Meski telah dibalas oleh Kiyai Didin Hafidhuddin, ia tetap bersikap sebagaimana sikap awalnya. Bahwa apa yang dilakukan oleh Ahok di Kepulauan Seribu, sama sekali tidak mengandung penistaan al-Qur’an.
Sebenarnya masalah kata ‘pakai’, ‘dibohongi’, dan lain-lain bukanlah persoalan substansial dalam kasus Ahok. Yang substansial adalah apa sebenarnya isi dari QS al-Maidah ayat 51 itu ?. Apa tafsir dan penunjukannya.
MUI lewat fatwanya telah mengkaji. Bahwa Laa Tattakhidzu al-Yahuuda wa an-Nashaara awliyaa’ maknanya jelas. Pencarian padanan kata, ‘teman setia’, ‘pelindung’, ‘pemimpin’ masuk dalam makna ‘Awliya’. Yang menurut Ahok, terjemahan pemimpin adalah pembohongan kepada publik. Ia mengartikan bahwa awliya’, artinya adalah teman setia.
Inilah yang kemudian menjadi perhatian MUI. Bahwa Ahok telah melakukan kekeliruan.

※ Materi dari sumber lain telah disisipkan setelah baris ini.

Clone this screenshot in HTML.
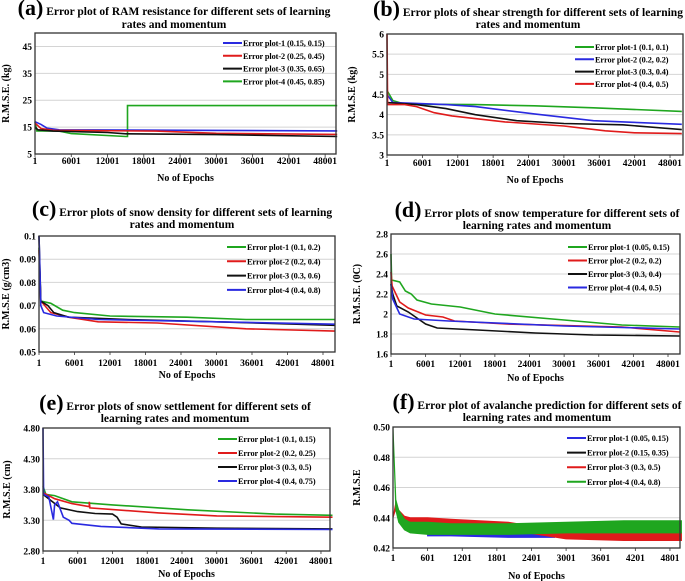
<!DOCTYPE html>
<html><head><meta charset="utf-8"><style>
html,body{margin:0;padding:0;background:#fff;}
svg{display:block;font-family:"Liberation Serif",serif;font-weight:bold;}
</style></head><body>
<svg id="fig" width="685" height="581" viewBox="0 0 685 581"></svg>
<script>
// ---- data ----
const xTicksA = [1,6001,12001,18001,24001,30001,36001,42001,48001];
const xTicksF = [1,601,1201,1801,2401,3001,3601,4201,4801];

const aTicks = [5,15,25,35,45];
const aBlue  = [[1,17],[1000,16],[2000,14.6],[4000,14],[50000,13.6]];
const aRed   = [[1,16.5],[1000,14.5],[3000,13.8],[20000,13.5],[30000,12.7],[50000,12.3]];
const aBlack = [[1,15],[500,14],[3000,13.5],[12000,13],[15000,12.5],[30000,12.2],[50000,11.5]];
const aGreen = [[1,17],[300,13.6],[4000,13.5],[6000,12.6],[15000,11.5],[15300,11.5],[15300,23],[50000,23]];

const bTicks = [3,3.5,4,4.5,5,5.5,6];
const bGreen = [[1,4.6],[1000,4.35],[3000,4.26],[15000,4.25],[25000,4.22],[35000,4.17],[50000,4.08]];
const bBlue  = [[1,4.5],[1000,4.3],[10000,4.25],[15000,4.2],[25000,4.02],[35000,3.85],[50000,3.76]];
const bBlack = [[1,4.3],[5000,4.25],[10000,4.15],[15000,4.0],[22000,3.85],[30000,3.78],[40000,3.75],[50000,3.63]];
const bRed   = [[1,6],[100,4.25],[3000,4.25],[5000,4.2],[8000,4.05],[11000,3.97],[20000,3.82],[30000,3.72],[37000,3.6],[42000,3.55],[50000,3.53]];

const cTicks = [0.05,0.06,0.07,0.08,0.09,0.1];
const cGreen = [[1,0.095],[300,0.072],[2000,0.071],[4000,0.068],[6000,0.067],[12000,0.0655],[25000,0.065],[35000,0.064],[50000,0.064]];
const cRed   = [[1,0.094],[300,0.072],[2000,0.067],[5000,0.065],[10000,0.063],[20000,0.0625],[35000,0.06],[50000,0.059]];
const cBlack = [[1,0.1],[300,0.072],[1500,0.07],[2500,0.067],[5000,0.065],[15000,0.064],[30000,0.063],[50000,0.0615]];
const cBlue  = [[1,0.1],[300,0.07],[800,0.067],[3000,0.0655],[10000,0.064],[30000,0.063],[50000,0.062]];

const dTicks = [1.6,1.8,2,2.2,2.4,2.6,2.8];
const dGreen = [[1,2.6],[100,2.34],[1500,2.32],[2500,2.23],[3500,2.2],[4500,2.14],[7000,2.1],[12000,2.07],[18000,2.0],[30000,1.94],[40000,1.89],[50000,1.87]];
const dRed   = [[1,2.42],[200,2.28],[1500,2.12],[3000,2.06],[6000,1.99],[9000,1.97],[11000,1.93],[20000,1.9],[40000,1.87],[50000,1.82]];
const dBlack = [[1,2.3],[300,2.2],[1000,2.08],[3000,2.02],[6000,1.9],[8000,1.86],[15000,1.84],[25000,1.81],[35000,1.79],[50000,1.78]];
const dBlue  = [[1,2.3],[300,2.15],[1500,2.0],[4000,1.95],[10000,1.93],[30000,1.88],[50000,1.85]];

const eTicks = [2.8,3.3,3.8,4.3,4.8];
const eGreen = [[1,3.85],[500,3.72],[2000,3.7],[5000,3.6],[12000,3.55],[25000,3.47],[40000,3.4],[50000,3.38]];
const eRed   = [[1,3.75],[2000,3.65],[5000,3.57],[8000,3.52],[8001,3.6],[8100,3.5],[20000,3.42],[30000,3.37],[50000,3.35]];
const eBlack = [[1,3.72],[3000,3.5],[6000,3.44],[9000,3.41],[12000,3.4],[12800,3.35],[13500,3.24],[17000,3.19],[30000,3.17],[50000,3.16]];
const eBlue  = [[1,4.8],[100,3.72],[1000,3.68],[1800,3.31],[2000,3.55],[2500,3.6],[3500,3.35],[4500,3.3],[5000,3.25],[10000,3.2],[20000,3.16],[50000,3.15]];

const fTicks = [0.42,0.44,0.46,0.48,0.50];
const fEpochs     = [1,50,100,200,300,600,1000,2000,3000,4000,5000];
const fGreenUpper = [0.50,0.452,0.445,0.439,0.437,0.437,0.436,0.436,0.437,0.438,0.438];
const fGreenLower = [0.50,0.445,0.437,0.432,0.43,0.429,0.429,0.429,0.43,0.43,0.43];
const fRedUpper   = [0.44,0.45,0.445,0.441,0.44,0.44,0.439,0.437,0.431,0.43,0.43];
const fRedLower   = [0.44,0.446,0.439,0.436,0.435,0.434,0.434,0.432,0.426,0.425,0.425];
const fBlueEpochs = [600,1000,2000,2800];
const fBlueUpper  = [0.431,0.431,0.43,0.43];
const fBlueLower  = [0.428,0.428,0.427,0.427];

// ---- drawing ----
const NS="http://www.w3.org/2000/svg";
const svg=document.getElementById('fig');
function el(tag,attrs,parent,txt){const e=document.createElementNS(NS,tag);for(const k in attrs)e.setAttribute(k,attrs[k]);if(txt!==undefined)e.textContent=txt;(parent||svg).appendChild(e);return e;}
const COL={green:'#1fa61f',red:'#e01b1b',black:'#111',blue:'#2a2ae0'};

function panel(p){
  const g=el('g',{});
  
  
  const X=v=>p.L+(v-p.xmin)/(p.xmax-p.xmin)*(p.R-p.L);
  const Y=v=>p.B-(v-p.ymin)/(p.ymax-p.ymin)*(p.B-p.T);
  const t=el('text',{x:p.tc,y:p.t1,'text-anchor':'middle','font-size':'11.5'},g);
  
  
  el('tspan',{'font-size':'22'},t,'('+p.id+')');
  el('tspan',{},t,' '+p.title1);
  const t2=el('text',{x:p.tc,y:p.t2,'text-anchor':'middle','font-size':'11.5'},g,p.title2);
  
  
  p.yticks.forEach(v=>{
    const y=Y(v);
    if(v!==p.ymin&&v!==p.ymax){const gl=el('line',{x1:p.L,x2:p.R,y1:y,y2:y,stroke:'#d4d4d4','stroke-width':1},g);
      }
    const tl=el('text',{x:p.L-3,y:y+3.5,'text-anchor':'end','font-size':'9.5'},g,p.yfmt?p.yfmt(v):String(v));
    
    
  });
  p.xticks.forEach(v=>{
    const x=X(v);
    el('line',{x1:x,x2:x,y1:p.B,y2:p.B+3,stroke:'#333','stroke-width':0.8},g);
    const tl=el('text',{x:x,y:p.xtb,'text-anchor':'middle','font-size':'9.5'},g,String(v));
    
    
  });
  (p.bands||[]).forEach(b=>{
    let pts=b.ex.map((e,i)=>X(e)+','+Y(b.up[i]));
    pts=pts.concat(b.ex.map((e,i)=>X(e)+','+Y(b.lo[i])).reverse());
    const pg=el('polygon',{points:pts.join(' '),fill:COL[b.c],stroke:COL[b.c],'stroke-width':1},g);
    
    
  });
  (p.series||[]).forEach(s=>{
    const d=s.data.map((q,i)=>(i?'L':'M')+X(q[0]).toFixed(1)+','+Y(q[1]).toFixed(1)).join('');
    const pa=el('path',{d:d,fill:'none',stroke:COL[s.c],'stroke-width':1.6},g);
    
    
  });
  const fr=el('rect',{x:p.L,y:p.T,width:p.R-p.L,height:p.B-p.T,fill:'none',stroke:'#333','stroke-width':1.3},g);
  
  
  p.legend.forEach((l,i)=>{
    const y=p.lgy+i*p.lgdy;
    const ll=el('line',{x1:p.lgx,x2:p.lgx+19,y1:y,y2:y,stroke:COL[l[0]],'stroke-width':2},g);
    
    
    const lt=el('text',{x:p.lgx+20,y:y+3,'font-size':'8.3','letter-spacing':'-0.1'},g,l[1]);
    
    
  });
  const xt=el('text',{x:(p.L+p.R)/2,y:p.xTitleY,'text-anchor':'middle','font-size':'10'},g,'No of Epochs');
  
  
  const yc=(p.T+p.B)/2;
  const yt=el('text',{x:p.yTitleX,y:yc,'text-anchor':'middle','font-size':'10',transform:'rotate(-90 '+p.yTitleX+' '+yc+')'},g,p.ylabel);
  
  
}

panel({id:'a',L:35,R:336,T:33,B:154,xmin:1,xmax:49800,ymin:5,ymax:50,yticks:aTicks,xticks:xTicksA,
  title1:'Error  plot  of RAM resistance for  different  sets of learning',title2:'rates and  momentum',tc:174,t1:15,t2:28,
  xtb:164,xTitleY:181,yTitleX:9,ylabel:'R.M.S.E.  (kg)',lgx:223,lgy:43,lgdy:12.8,
  legend:[['blue','Error plot-1 (0.15, 0.15)'],['red','Error plot-2 (0.25, 0.45)'],['black','Error plot-3 (0.35, 0.65)'],['green','Error plot-4 (0.45, 0.85)']],
  series:[{c:'green',data:aGreen},{c:'blue',data:aBlue},{c:'red',data:aRed},{c:'black',data:aBlack}]});

panel({id:'b',L:387,R:683,T:34,B:155,xmin:1,xmax:50200,ymin:3,ymax:6,yticks:bTicks,xticks:xTicksA,
  title1:'Error  plots  of shear strength  for  different  sets of learning',title2:'rates and  momentum',tc:528,t1:16,t2:28,
  xtb:166,xTitleY:183,yTitleX:355,ylabel:'R.M.S.E  (kg)',lgx:575,lgy:47,lgdy:12.3,
  legend:[['green','Error plot-1 (0.1, 0.1)'],['blue','Error plot-2 (0.2, 0.2)'],['black','Error plot-3 (0.3, 0.4)'],['red','Error plot-4 (0.4, 0.5)']],
  series:[{c:'green',data:bGreen},{c:'blue',data:bBlue},{c:'black',data:bBlack},{c:'red',data:bRed}]});

panel({id:'c',L:39,R:335,T:236,B:352,xmin:1,xmax:50030,ymin:0.05,ymax:0.1,yticks:cTicks,xticks:xTicksA,
  title1:'Error  plots of snow  density  for different  sets of learning',title2:'rates and  momentum',tc:182,t1:216,t2:228,
  xtb:366,xTitleY:378,yTitleX:9,ylabel:'R.M.S.E  (g/cm3)',lgx:227,lgy:247,lgdy:14.3,
  legend:[['green','Error plot-1 (0.1, 0.2)'],['red','Error plot-2 (0.2, 0.4)'],['black','Error plot-3 (0.3, 0.6)'],['blue','Error plot-4 (0.4, 0.8)']],
  series:[{c:'green',data:cGreen},{c:'red',data:cRed},{c:'black',data:cBlack},{c:'blue',data:cBlue}]});

panel({id:'d',L:391,R:680,T:234,B:354,xmin:1,xmax:50080,ymin:1.6,ymax:2.8,yticks:dTicks,xticks:xTicksA,
  yfmt:v=>String(v),
  title1:'Error  plots of snow temperature  for different  sets of',title2:'learning  rates and momentum',tc:537,t1:217,t2:229,
  xtb:367,xTitleY:381,yTitleX:360,ylabel:'R.M.S.E.   (0C)',lgx:568,lgy:247,lgdy:13.5,
  legend:[['green','Error plot-1 (0.05, 0.15)'],['red','Error plot-2 (0.2, 0.2)'],['black','Error plot-3 (0.3, 0.4)'],['blue','Error plot-4 (0.4, 0.5)']],
  series:[{c:'green',data:dGreen},{c:'red',data:dRed},{c:'black',data:dBlack},{c:'blue',data:dBlue}]});

panel({id:'e',L:43,R:330,T:428,B:551,xmin:1,xmax:49560,ymin:2.8,ymax:4.8,yticks:eTicks,xticks:xTicksA,
  yfmt:v=>v.toFixed(2),
  title1:'Error  plots of snow  settlement for  different  sets of',title2:'learning  rates and momentum',tc:175,t1:410,t2:422,
  xtb:564,xTitleY:577,yTitleX:10,ylabel:'R.M.S.E   (cm)',lgx:218,lgy:439,lgdy:14,
  legend:[['green','Error plot-1 (0.1, 0.15)'],['red','Error plot-2 (0.2, 0.25)'],['black','Error plot-3 (0.3, 0.5)'],['blue','Error plot-4 (0.4, 0.75)']],
  series:[{c:'green',data:eGreen},{c:'red',data:eRed},{c:'black',data:eBlack},{c:'blue',data:eBlue}]});

panel({id:'f',L:393,R:680,T:427,B:548,xmin:1,xmax:4975,ymin:0.42,ymax:0.50,yticks:fTicks,xticks:xTicksF,
  yfmt:v=>v.toFixed(2),
  title1:'Error  plot  of avalanche prediction  for different sets of',title2:'learning  rates and momentum',tc:537,t1:409,t2:421,
  xtb:561,xTitleY:579,yTitleX:360,ylabel:'R.M.S.E',lgx:567,lgy:438,lgdy:14.6,
  legend:[['blue','Error plot-1 (0.05, 0.15)'],['black','Error plot-2 (0.15, 0.35)'],['red','Error plot-3 (0.3, 0.5)'],['green','Error plot-4 (0.4, 0.8)']],
  bands:[{c:'blue',ex:fBlueEpochs,up:fBlueUpper,lo:fBlueLower},
         {c:'red',ex:fEpochs,up:fRedUpper,lo:fRedLower},
         {c:'green',ex:fEpochs,up:fGreenUpper,lo:fGreenLower}]});
</script>
</body></html>
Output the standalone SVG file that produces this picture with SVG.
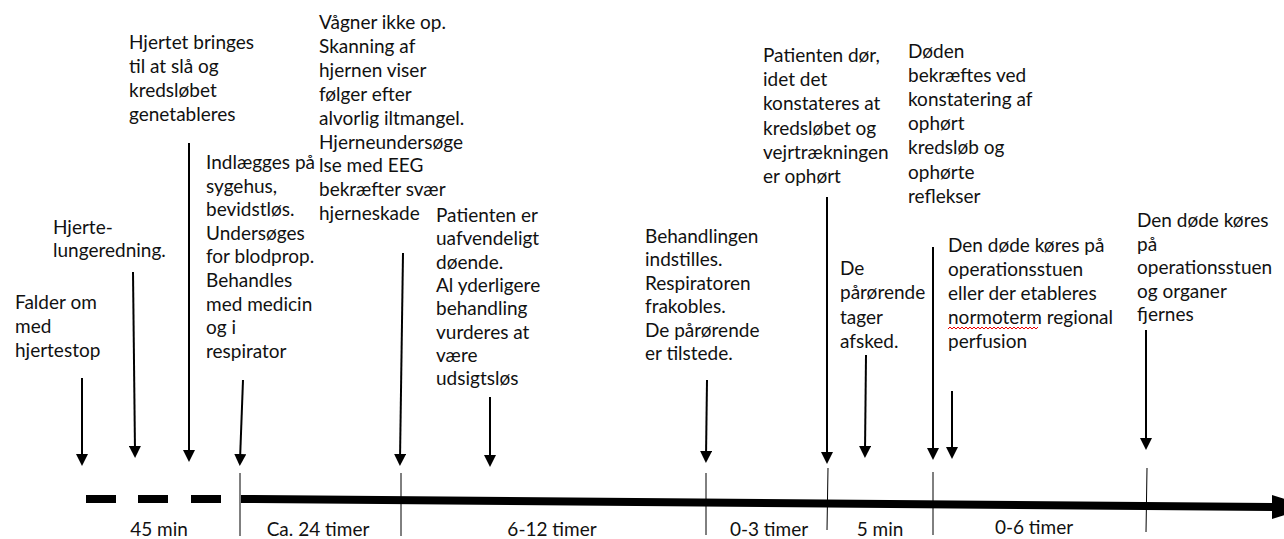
<svg xmlns="http://www.w3.org/2000/svg" width="1284" height="539" viewBox="0 0 1284 539">
<defs>
<style>
text{font-family:Lato,"Liberation Sans",sans-serif;font-size:19px;fill:#111}
.arr{stroke:#000;stroke-width:2;fill:none;marker-end:url(#ah)}
.tick{stroke:#000;stroke-width:1;fill:none}
.dash{fill:#000}
</style>
<marker id="ah" viewBox="0 0 12 12" refX="6" refY="6" markerWidth="12" markerHeight="12" markerUnits="userSpaceOnUse" orient="auto">
<path d="M0,0 L12,6 L0,12 z" fill="#000"/>
</marker>
</defs>
<rect width="1284" height="539" fill="#fff"/>

<g id="n-falder"><text x="15" y="309"><tspan x="15">Falder om</tspan><tspan x="15" dy="24">med</tspan><tspan x="15" dy="24">hjertestop</tspan></text></g>
<g id="n-hlr"><text x="53" y="234"><tspan x="53">Hjerte-</tspan><tspan x="53" dy="23">lungeredning.</tspan></text></g>
<g id="n-hjertet"><text x="129" y="49"><tspan x="129">Hjertet bringes</tspan><tspan x="129" dy="24">til at slå og</tspan><tspan x="129" dy="24">kredsløbet</tspan><tspan x="129" dy="24">genetableres</tspan></text></g>
<g id="n-indlaegges"><text x="206" y="169"><tspan x="206">Indlægges på</tspan><tspan x="206" dy="23.6">sygehus,</tspan><tspan x="206" dy="23.6">bevidstløs.</tspan><tspan x="206" dy="23.6">Undersøges</tspan><tspan x="206" dy="23.6">for blodprop.</tspan><tspan x="206" dy="23.6">Behandles</tspan><tspan x="206" dy="23.6">med medicin</tspan><tspan x="206" dy="23.6">og i</tspan><tspan x="206" dy="23.6">respirator</tspan></text></g>
<g id="n-vaagner"><text x="319" y="29"><tspan x="319">Vågner ikke op.</tspan><tspan x="319" dy="23.9">Skanning af</tspan><tspan x="319" dy="23.9">hjernen viser</tspan><tspan x="319" dy="23.9">følger efter</tspan><tspan x="319" dy="23.9">alvorlig iltmangel.</tspan><tspan x="319" dy="23.9">Hjerneundersøge</tspan><tspan x="319" dy="23.9">lse med EEG</tspan><tspan x="319" dy="23.9">bekræfter svær</tspan><tspan x="319" dy="23.9">hjerneskade</tspan></text></g>
<g id="n-patient-doende"><text x="436" y="222"><tspan x="436">Patienten er</tspan><tspan x="436" dy="23.3">uafvendeligt</tspan><tspan x="436" dy="23.3">døende.</tspan><tspan x="436" dy="23.3">Al yderligere</tspan><tspan x="436" dy="23.3">behandling</tspan><tspan x="436" dy="23.3">vurderes at</tspan><tspan x="436" dy="23.3">være</tspan><tspan x="436" dy="23.3">udsigtsløs</tspan></text></g>
<g id="n-behandlingen"><text x="645" y="243"><tspan x="645">Behandlingen</tspan><tspan x="645" dy="23.4">indstilles.</tspan><tspan x="645" dy="23.4">Respiratoren</tspan><tspan x="645" dy="23.4">frakobles.</tspan><tspan x="645" dy="23.4">De pårørende</tspan><tspan x="645" dy="23.4">er tilstede.</tspan></text></g>
<g id="n-patient-doer"><text x="763" y="62"><tspan x="763">Patienten dør,</tspan><tspan x="763" dy="24.2">idet det</tspan><tspan x="763" dy="24.2">konstateres at</tspan><tspan x="763" dy="24.2">kredsløbet og</tspan><tspan x="763" dy="24.2">vejrtrækningen</tspan><tspan x="763" dy="24.2">er ophørt</tspan></text></g>
<g id="n-afsked"><text x="840" y="275"><tspan x="840">De</tspan><tspan x="840" dy="24.3">pårørende</tspan><tspan x="840" dy="24.3">tager</tspan><tspan x="840" dy="24.3">afsked.</tspan></text></g>
<g id="n-doeden"><text x="908" y="58"><tspan x="908">Døden</tspan><tspan x="908" dy="24.1">bekræftes ved</tspan><tspan x="908" dy="24.1">konstatering af</tspan><tspan x="908" dy="24.1">ophørt</tspan><tspan x="908" dy="24.1">kredsløb og</tspan><tspan x="908" dy="24.1">ophørte</tspan><tspan x="908" dy="24.1">reflekser</tspan></text></g>
<g id="n-nrp"><text x="948" y="252"><tspan x="948">Den døde køres på</tspan><tspan x="948" dy="24">operationsstuen</tspan><tspan x="948" dy="24">eller der etableres</tspan><tspan x="948" dy="24">normoterm regional</tspan><tspan x="948" dy="24">perfusion</tspan></text>
<path d="M948,329 l2,-2 l2,2 l2,-2 l2,2 l2,-2 l2,2 l2,-2 l2,2 l2,-2 l2,2 l2,-2 l2,2 l2,-2 l2,2 l2,-2 l2,2 l2,-2 l2,2 l2,-2 l2,2 l2,-2 l2,2 l2,-2 l2,2 l2,-2 l2,2 l2,-2 l2,2 l2,-2 l2,2 l2,-2 l2,2 l2,-2 l2,2 l2,-2 l2,2 l2,-2 l2,2 l2,-2 l2,2 l2,-2 l2,2 l2,-2 l2,2 l2,-2" fill="none" stroke="#e00" stroke-width="1"/></g>
<g id="n-organer"><text x="1137" y="227"><tspan x="1137">Den døde køres</tspan><tspan x="1137" dy="23.6">på</tspan><tspan x="1137" dy="23.6">operationsstuen</tspan><tspan x="1137" dy="23.6">og organer</tspan><tspan x="1137" dy="23.6">fjernes</tspan></text></g>

<g id="durations" text-anchor="middle">
<text x="159" y="536">45 min</text>
<text x="318" y="536">Ca. 24 timer</text>
<text x="552" y="536">6-12 timer</text>
<text x="769" y="536">0-3 timer</text>
<text x="880" y="536">5 min</text>
<text x="1034" y="534">0-6 timer</text>
</g>

<g id="connectors">
<rect class="dash" x="86" y="495" width="30" height="8"/>
<rect class="dash" x="138" y="495" width="30" height="8"/>
<rect class="dash" x="191" y="495" width="30" height="8"/>
<line x1="241" y1="499" x2="1276" y2="507" stroke="#000" stroke-width="8"/>
<polygon points="1272,495 1310,507 1272,519" fill="#000"/>
<line class="tick" x1="240" y1="473" x2="240" y2="536"/>
<line class="tick" x1="401" y1="473" x2="401" y2="536"/>
<line class="tick" x1="706" y1="473" x2="706" y2="535"/>
<line class="tick" x1="828" y1="468" x2="827" y2="530"/>
<line class="tick" x1="933" y1="472" x2="933" y2="535"/>
<line class="tick" x1="1147" y1="468" x2="1146" y2="532"/>
<line class="arr" x1="82" y1="378" x2="82" y2="460"/>
<line class="arr" x1="133" y1="272" x2="135" y2="452"/>
<line class="arr" x1="189" y1="143" x2="189" y2="456"/>
<line class="arr" x1="243" y1="380" x2="240" y2="460"/>
<line class="arr" x1="403" y1="253" x2="400" y2="460"/>
<line class="arr" x1="490" y1="397" x2="490" y2="461"/>
<line class="arr" x1="707" y1="380" x2="706" y2="457"/>
<line class="arr" x1="827" y1="197" x2="827" y2="458"/>
<line class="arr" x1="866" y1="355" x2="865" y2="452"/>
<line class="arr" x1="933" y1="247" x2="933" y2="454"/>
<line class="arr" x1="952" y1="391" x2="952" y2="453"/>
<line class="arr" x1="1146" y1="330" x2="1146" y2="444"/>
</g>
</svg>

Ia telah melewati batas otoritasnya. Ia berbicara bukan pada bagiannya. Sebab MUI yakin bahwa memilih dan mengangkat pemimpin yang tidak seakidah adalah pelanggaran terhadap ayat tersebut. Ayat itu jelas dan tegas menyatakan demikian.
Sedangkan persoalan ‘pakai’ atau ‘tidak pakai’ juga sebenarnya bermasalah dalam logika para pendukung Ahok. Jika mereka yakin bahwa Qur’an sifatnya final dan suci, yang menggunakannya-lah yang salah, maka secara tidak langsung mereka telah yakin dengan arahan al-Qur’an itu sendiri. Sementara al-Qur’an melarang memilih pemimpin yang tidak seaqidah.
Memilih pemimpin orang yang seaqidah sangat jelas dan realistis bagi umat islam. Karena mereka menginginkan keutuhan syariat Islam menjadi terjaga. Memilih pemimpin, berarti mengangkat orang yang bisa mempertanggungjawabkan dunia dan akhirat kita. Sebab seorang pemimpin, bukan hanya memastikan, apakah rakyat yang dipimpinnya sejahtera dan makmur. Tetapi bisa memastikan dengan baik, jalan mereka ke syurga lebih mudah dengan sarana dunia (Wallohu a’lam bi ash-Showab).